* Problem requirements
Write the lines out again, from the top of the material to the line containing "(C3) at (249,262)", pictures excluded.

* Dataset excerpt
-- Begin --

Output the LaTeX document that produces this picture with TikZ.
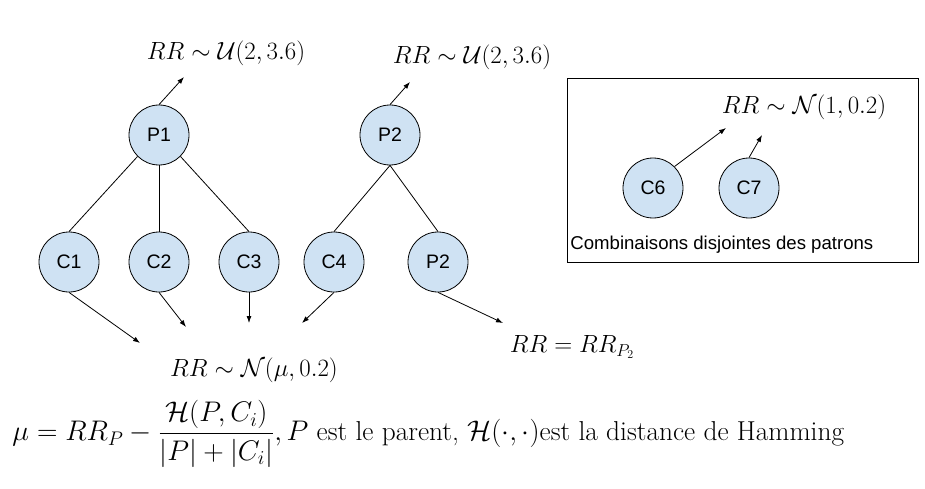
\documentclass[tikz,border=0pt]{standalone}
\usepackage{amsmath,amssymb}
\usepackage{fontspec}
\setsansfont{Liberation Sans}
\usetikzlibrary{arrows.meta}
\definecolor{nodeblue}{RGB}{207,226,243}
\tikzset{
  circ/.style={circle, draw, fill=nodeblue, minimum size=60pt, inner sep=0pt,
    font=\sffamily\fontsize{19.5}{22}\selectfont},
  lbl/.style={inner sep=0pt, font=\fontsize{24}{28}\selectfont},
  arr/.style={-{Latex[length=7pt,width=5pt]}}
}
\begin{document}
\begin{tikzpicture}[x=1pt, y=-1pt, line width=0.8pt]
            \useasboundingbox (0,0) rectangle (925,489);

            % first tree
            \node[circ] (P1) at (159,135) {P1};
            \node[circ] (C1) at (69,262) {C1};
            \node[circ] (C2) at (159,262) {C2};
            \node[circ] (C3) at (249,262) {C3};

            % second tree
            \node[circ] (P2) at (390,135) {P2};
            \node[circ] (C4) at (334,262) {C4};
            \node[circ] (P2b) at (438,262) {P2};

            % disjoint patterns
            \draw (567,78) rectangle (918,262);
            \node[circ] (C6) at (653,188) {C6};
            \node[circ] (C7) at (749,188) {C7};
            \node[anchor=west, inner sep=0pt, font=\sffamily\fontsize{18.6}{21}\selectfont] (caption) at (570,245) {Combinaisons disjointes des patrons};

            % labels
            \node[lbl] (uP1) at (226,53) {$RR\sim\mathcal{U}(2,3.6)$};
            \node[lbl] (uP2) at (472,57) {$RR\sim\mathcal{U}(2,3.6)$};
            \node[lbl] (nC) at (804,107) {$RR\sim\mathcal{N}(1,0.2)$};
            \node[lbl] (nMu) at (254,370) {$RR\sim\mathcal{N}(\mu,0.2)$};
            \node[lbl] (eqP2) at (572,347) {$RR=RR_{P_2}$};
            \node[lbl, anchor=west, scale=1.14, transform shape] (mu) at (12,434) {$\mu=RR_P-\dfrac{\mathcal{H}(P,C_i)}{|P|+|C_i|}, P$ est le parent, $\mathcal{H}(\cdot,\cdot)$est la distance de Hamming};

            % arrow ends
            \coordinate (tP1) at (184,77);
            \coordinate (tP2) at (410,82);
            \coordinate (tC6) at (726,128);
            \coordinate (tC7) at (762,135);
            \coordinate (tC1) at (140,343);
            \coordinate (tC2) at (186,327);
            \coordinate (tC3) at (249,323);
            \coordinate (tC4) at (302,323);
            \coordinate (tP2b) at (503,323);

            \draw (P1.south west) -- (C1.north);
            \draw (P1.south) -- (C2.north);
            \draw (P1.south east) -- (C3.north);
            \draw (P2.south) -- (C4.north);
            \draw (P2.south) -- (P2b.north);

            \draw[arr] (P1.north) -- (tP1);
            \draw[arr] (P2.north) -- (tP2);
            \draw[arr] (C6.north east) -- (tC6);
            \draw[arr] (C7.north) -- (tC7);
            \draw[arr] (C1.south) -- (tC1);
            \draw[arr] (C2.south) -- (tC2);
            \draw[arr] (C3.south) -- (tC3);
            \draw[arr] (C4.south) -- (tC4);
            \draw[arr] (P2b.south) -- (tP2b);
        \end{tikzpicture}
\end{document}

-- End --

* Complete output
Output the LaTeX document that produces this picture with TikZ.
\documentclass[tikz,border=0pt]{standalone}
\usepackage{amsmath,amssymb}
\usepackage{fontspec}
\setsansfont{Liberation Sans}
\usetikzlibrary{arrows.meta}
\definecolor{nodeblue}{RGB}{207,226,243}
\tikzset{
  circ/.style={circle, draw, fill=nodeblue, minimum size=60pt, inner sep=0pt,
    font=\sffamily\fontsize{19.5}{22}\selectfont},
  lbl/.style={inner sep=0pt, font=\fontsize{24}{28}\selectfont},
  arr/.style={-{Latex[length=7pt,width=5pt]}}
}
\begin{document}
\begin{tikzpicture}[x=1pt, y=-1pt, line width=0.8pt]
            \useasboundingbox (0,0) rectangle (925,489);

            % first tree
            \node[circ] (P1) at (159,135) {P1};
            \node[circ] (C1) at (69,262) {C1};
            \node[circ] (C2) at (159,262) {C2};
            \node[circ] (C3) at (249,262) {C3};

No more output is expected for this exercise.